In the Link over the next few months I thought it would be helpful to consider possible ways of answering such types of questions because it may help us (me included !) to be more confident in our knowledge of the truth and also because we need to have answers for those who question us. 1 Peter 3 verse 15 says “in your hearts set apart Christ as Lord. Always be prepared to give an answer to everyone who asks you to give the reason for the hope that you have.  But do this with gentleness and respect……”
This month we will just look at the general principles involved in answering questions of this sort.
1.   Before we attempt to answer such questions we need to do some preparation. This could involve some reading, talking it over with others, maybe even practising answers on understanding and sympathetic friends and of course praying. 
   It is important to try to discern what question we are hearing for often we will not get a straight question but one that is wrapped up in an issue, a complaint, a general discussion or casual social chat. 
   We therefore need to be listening with sensitivity and understanding. It is useful to have talked to a friend about the story of our own spiritual walk because it will help us to clarify it in our own mind. We all have our own God given experiences.
2.  During our conversations or dialogue with people be ready to listen. People who are listened to are themselves more ready to listen. We must be gracious, truthful, respectful and, I would add, cheerful! Don’t be too hasty but measured. We should not be confrontational but seeking to understand where the other person is coming from. This helps us to address the right issue!
   So rather than respond immediately with a rehearsed answer it would be helpful for us to ask questions such as “Why did you say that?” or “What do you mean?” or something which begins to unlock their thinking and helps you pinpoint their concern.
   It is not primarily about winning arguments but about lovingly helping people in their understanding and their search for the truth – which we know is embodied in Jesus Christ. Instead of thinking we have to stand there and defend Christianity it is good sometimes to help people clarify where they are on their spiritual journey.
   We may end up providing more questions than answers! At some point, which maybe after several chats, we need to direct our focus towards Jesus. 1 Peter 3 v. 18 says “For Christ died for sins once for all, the righteous for the unrighteous, to bring you to God.” That is at the heart of the Gospel we are trying, in our own feeble way, to share.
 We must be honest, and say when we don’t know the answer, but say we will try to find the answer. After all, we are all seekers after truth wherever we are on life’s journey and we can often identify with others and were at one time asking the same questions and expressing the same concerns.

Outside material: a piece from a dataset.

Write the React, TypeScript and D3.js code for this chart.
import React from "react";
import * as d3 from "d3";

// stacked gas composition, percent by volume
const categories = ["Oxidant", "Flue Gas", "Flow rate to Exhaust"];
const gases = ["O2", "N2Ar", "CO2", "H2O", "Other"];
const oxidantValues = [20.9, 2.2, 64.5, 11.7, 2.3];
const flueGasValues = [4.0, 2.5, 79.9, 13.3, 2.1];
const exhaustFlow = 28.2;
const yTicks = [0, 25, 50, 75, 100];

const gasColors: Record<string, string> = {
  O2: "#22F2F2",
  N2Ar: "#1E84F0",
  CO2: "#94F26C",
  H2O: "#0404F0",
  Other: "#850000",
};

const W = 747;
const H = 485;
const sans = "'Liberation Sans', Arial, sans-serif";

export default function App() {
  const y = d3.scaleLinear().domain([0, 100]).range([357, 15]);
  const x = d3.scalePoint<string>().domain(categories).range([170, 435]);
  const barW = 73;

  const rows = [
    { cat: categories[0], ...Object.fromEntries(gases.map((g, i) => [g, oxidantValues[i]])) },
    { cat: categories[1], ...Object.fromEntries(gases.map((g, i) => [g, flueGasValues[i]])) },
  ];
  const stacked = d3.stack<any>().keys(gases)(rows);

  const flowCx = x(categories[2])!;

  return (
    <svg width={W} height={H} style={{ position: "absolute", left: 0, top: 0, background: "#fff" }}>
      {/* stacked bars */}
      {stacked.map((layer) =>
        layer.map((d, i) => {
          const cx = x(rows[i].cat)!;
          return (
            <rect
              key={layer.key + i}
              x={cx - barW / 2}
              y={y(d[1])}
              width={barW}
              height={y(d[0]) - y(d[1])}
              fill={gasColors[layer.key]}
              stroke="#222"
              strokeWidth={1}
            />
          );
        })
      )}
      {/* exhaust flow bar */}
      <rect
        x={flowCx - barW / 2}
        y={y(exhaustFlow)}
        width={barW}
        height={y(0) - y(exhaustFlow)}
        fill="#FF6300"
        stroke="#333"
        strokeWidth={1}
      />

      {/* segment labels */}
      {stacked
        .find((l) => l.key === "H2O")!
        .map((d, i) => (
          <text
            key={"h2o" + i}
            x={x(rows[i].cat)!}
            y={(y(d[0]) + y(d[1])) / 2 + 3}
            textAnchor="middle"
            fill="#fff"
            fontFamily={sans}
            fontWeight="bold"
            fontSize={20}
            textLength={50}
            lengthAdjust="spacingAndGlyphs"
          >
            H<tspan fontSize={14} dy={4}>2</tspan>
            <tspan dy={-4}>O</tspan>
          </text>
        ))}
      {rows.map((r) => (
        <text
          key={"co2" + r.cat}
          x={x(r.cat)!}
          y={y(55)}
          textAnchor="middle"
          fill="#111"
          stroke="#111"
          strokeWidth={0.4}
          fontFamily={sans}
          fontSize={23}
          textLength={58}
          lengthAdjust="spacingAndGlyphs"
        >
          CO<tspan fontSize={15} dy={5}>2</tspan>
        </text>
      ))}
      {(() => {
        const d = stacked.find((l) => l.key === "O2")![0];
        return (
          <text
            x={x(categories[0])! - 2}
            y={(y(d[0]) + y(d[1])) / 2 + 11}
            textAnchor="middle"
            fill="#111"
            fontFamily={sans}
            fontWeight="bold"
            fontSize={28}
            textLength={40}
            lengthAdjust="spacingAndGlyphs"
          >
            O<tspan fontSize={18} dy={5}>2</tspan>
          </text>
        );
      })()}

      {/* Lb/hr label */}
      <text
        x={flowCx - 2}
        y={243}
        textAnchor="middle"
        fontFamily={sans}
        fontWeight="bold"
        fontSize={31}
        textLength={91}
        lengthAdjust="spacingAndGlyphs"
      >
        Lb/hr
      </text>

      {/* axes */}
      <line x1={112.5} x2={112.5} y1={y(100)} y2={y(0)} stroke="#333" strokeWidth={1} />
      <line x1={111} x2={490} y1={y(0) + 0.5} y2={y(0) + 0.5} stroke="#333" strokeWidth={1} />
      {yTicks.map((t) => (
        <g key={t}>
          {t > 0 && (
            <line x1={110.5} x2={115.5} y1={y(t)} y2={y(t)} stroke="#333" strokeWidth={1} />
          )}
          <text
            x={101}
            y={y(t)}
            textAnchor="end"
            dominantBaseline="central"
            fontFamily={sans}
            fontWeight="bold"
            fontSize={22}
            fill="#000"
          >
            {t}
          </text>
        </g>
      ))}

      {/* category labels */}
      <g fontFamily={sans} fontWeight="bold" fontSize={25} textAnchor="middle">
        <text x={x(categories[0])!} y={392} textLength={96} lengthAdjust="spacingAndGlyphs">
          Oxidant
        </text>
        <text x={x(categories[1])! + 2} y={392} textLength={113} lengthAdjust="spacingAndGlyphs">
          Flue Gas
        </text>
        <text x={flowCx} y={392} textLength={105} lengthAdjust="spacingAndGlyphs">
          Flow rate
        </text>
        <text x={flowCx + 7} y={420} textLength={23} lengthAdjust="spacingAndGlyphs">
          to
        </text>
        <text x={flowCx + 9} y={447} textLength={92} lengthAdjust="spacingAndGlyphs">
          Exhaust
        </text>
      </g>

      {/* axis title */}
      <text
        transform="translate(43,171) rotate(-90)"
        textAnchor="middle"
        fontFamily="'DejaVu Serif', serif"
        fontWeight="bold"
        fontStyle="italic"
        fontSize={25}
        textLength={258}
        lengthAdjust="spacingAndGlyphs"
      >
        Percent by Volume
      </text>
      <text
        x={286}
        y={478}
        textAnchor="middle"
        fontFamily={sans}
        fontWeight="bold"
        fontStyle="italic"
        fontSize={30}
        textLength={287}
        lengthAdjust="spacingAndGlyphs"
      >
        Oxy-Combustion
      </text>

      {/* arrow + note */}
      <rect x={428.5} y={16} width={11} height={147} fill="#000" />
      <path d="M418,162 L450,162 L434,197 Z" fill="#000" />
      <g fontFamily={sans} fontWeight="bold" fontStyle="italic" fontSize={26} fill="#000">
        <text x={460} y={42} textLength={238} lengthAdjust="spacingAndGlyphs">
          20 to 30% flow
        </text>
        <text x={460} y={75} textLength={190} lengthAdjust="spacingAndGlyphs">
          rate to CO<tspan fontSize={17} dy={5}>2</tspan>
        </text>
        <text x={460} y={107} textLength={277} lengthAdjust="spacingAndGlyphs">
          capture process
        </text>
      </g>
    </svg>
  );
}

3. After our chat we need to find out the answers that we promised to chase up for it is important to keep our promises. It also provides you with the opportunity to return to the conversation. 
It would also be helpful to analyse your answers and ask yourself “Did I get that right?”, “How could I have answered that better?”, “How could that point be illustrated from everyday life?”, “Was my answer free of jargon that would be unhelpful?” or “What is the next step in our conversation?”. 

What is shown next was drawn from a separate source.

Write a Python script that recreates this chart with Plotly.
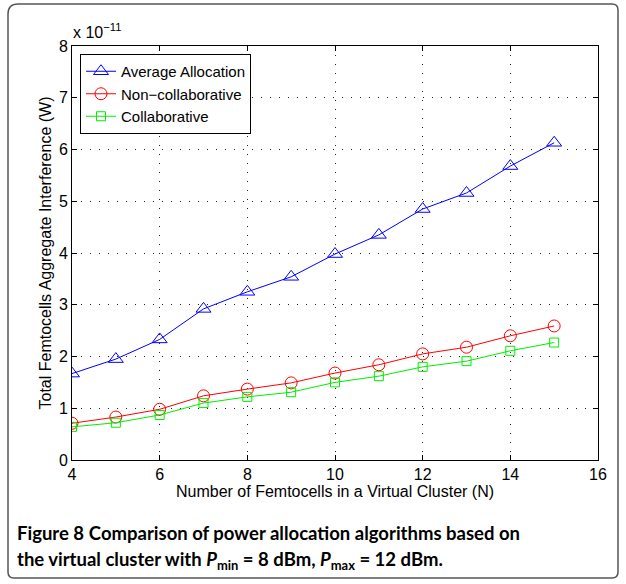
import plotly.graph_objects as go

n_femto = [4, 5, 6, 7, 8, 9, 10, 11, 12, 13, 14, 15]
avg_alloc = [1.67, 1.95, 2.33, 2.92, 3.25, 3.54, 3.98, 4.35, 4.85, 5.16, 5.68, 6.13]
non_collab = [0.71, 0.83, 0.98, 1.24, 1.37, 1.49, 1.68, 1.84, 2.05, 2.18, 2.40, 2.59]
collab = [0.64, 0.72, 0.87, 1.10, 1.22, 1.31, 1.50, 1.62, 1.80, 1.91, 2.11, 2.27]

W, H = 626, 584
L, R, T, B = 72, 28, 46, 124
pw, ph = W - L - R, H - T - B

def px(x):
    return (x - L) / pw

def py(y):
    return (H - B - y) / ph

fig = go.Figure()
fig.add_trace(go.Scatter(x=n_femto, y=avg_alloc, name="Average Allocation", mode="lines+markers",
                         line=dict(color="#0000ff", width=1),
                         marker=dict(symbol="triangle-up-open", size=13, color="#0000ff", line=dict(width=1))))
fig.add_trace(go.Scatter(x=n_femto, y=non_collab, name="Non\u2212collaborative", mode="lines+markers",
                         line=dict(color="#ff0000", width=1),
                         marker=dict(symbol="circle-open", size=12, color="#ff0000", line=dict(width=1))))
fig.add_trace(go.Scatter(x=n_femto, y=collab, name="Collaborative", mode="lines+markers",
                         line=dict(color="#00ee00", width=1),
                         marker=dict(symbol="square-open", size=9, color="#00ee00", line=dict(width=1))))

FS = 16
axis_common = dict(showline=True, linecolor="black", linewidth=1, mirror="ticks",
                   ticks="inside", ticklen=5, tickcolor="black", automargin=False,
                   showgrid=True, gridcolor="#222222", griddash="1px,8px", gridwidth=1,
                   zeroline=False, tickfont=dict(family="Liberation Sans", size=FS, color="black"))

fig.update_xaxes(range=[4, 16], dtick=2, tick0=4,
                 title=dict(text="Number of Femtocells in a Virtual Cluster (N)", standoff=1,
                            font=dict(family="Liberation Sans", size=FS, color="black")),
                 **axis_common)
fig.update_yaxes(range=[0, 8], dtick=1, tick0=0,
                 title=dict(text="Total Femtocells Aggregate Interference (W)", standoff=3,
                            font=dict(family="Liberation Sans", size=FS, color="black")),
                 **axis_common)

path = (f"M {px(18)} {py(4)} L {px(612)} {py(4)} Q {px(618)} {py(4)} {px(618)} {py(10)} "
        f"L {px(618)} {py(572)} Q {px(618)} {py(578)} {px(612)} {py(578)} "
        f"L {px(14)} {py(578)} Q {px(8)} {py(578)} {px(8)} {py(572)} "
        f"L {px(8)} {py(14)} Q {px(8)} {py(4)} {px(18)} {py(4)} Z")

fig.update_layout(
    width=W, height=H,
    margin=dict(l=L, r=R, t=T, b=B),
    paper_bgcolor="white", plot_bgcolor="white",
    font=dict(family="Liberation Sans", color="black"),
    legend=dict(x=px(80), y=py(54), xanchor="left", yanchor="top",
                bgcolor="white", bordercolor="black", borderwidth=1,
                font=dict(family="Liberation Sans", size=15, color="black"),
                tracegroupgap=0, itemwidth=30),
    shapes=[dict(type="path", xref="paper", yref="paper", path=path,
                 line=dict(color="#555555", width=1.5), layer="below")],
    annotations=[
        dict(text="x 10<sup>\u221211</sup>", x=px(71), y=py(31), xref="paper", yref="paper",
             xanchor="left", yanchor="middle", showarrow=False,
             font=dict(family="Liberation Sans", size=FS, color="black")),
        dict(text="<b>Figure 8</b> <b>Comparison of power allocation algorithms based on</b>",
             x=px(15), y=py(533), xref="paper", yref="paper", xanchor="left", yanchor="middle",
             showarrow=False, font=dict(family="Lato", size=18.5, color="black")),
        dict(text="<b>the virtual cluster with <i>P</i><sub>min</sub> = 8 dBm, <i>P</i><sub>max</sub> = 12 dBm.</b>",
             x=px(15), y=py(560), xref="paper", yref="paper", xanchor="left", yanchor="middle",
             showarrow=False, font=dict(family="Lato", size=18.5, color="black")),
    ],
)

fig.write_html("out.html", config={"displayModeBar": False})

with open("out.html", "r", encoding="utf-8") as f:
    html = f.read()
html = html.replace("<head>", "<head><style>html,body{margin:0;padding:0;overflow:hidden;}</style>", 1)
with open("out.html", "w", encoding="utf-8") as f:
    f.write(html)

Most important of all we should pray for guidance, wisdom, courage, future conversations and for the person with whom we engaged in conversation. We will not always get it right but we do have a story and experiences to share, and you never know, it may be ofhelp or an encouragement to someone else, even the person who was eavesdropping on your conversation ! 
As a church family we need to encourage each other in the faith, so why not share our faith and doubts with others within our fellowship and pray for each other for our witness to the love and grace of our Lord Jesus Christ.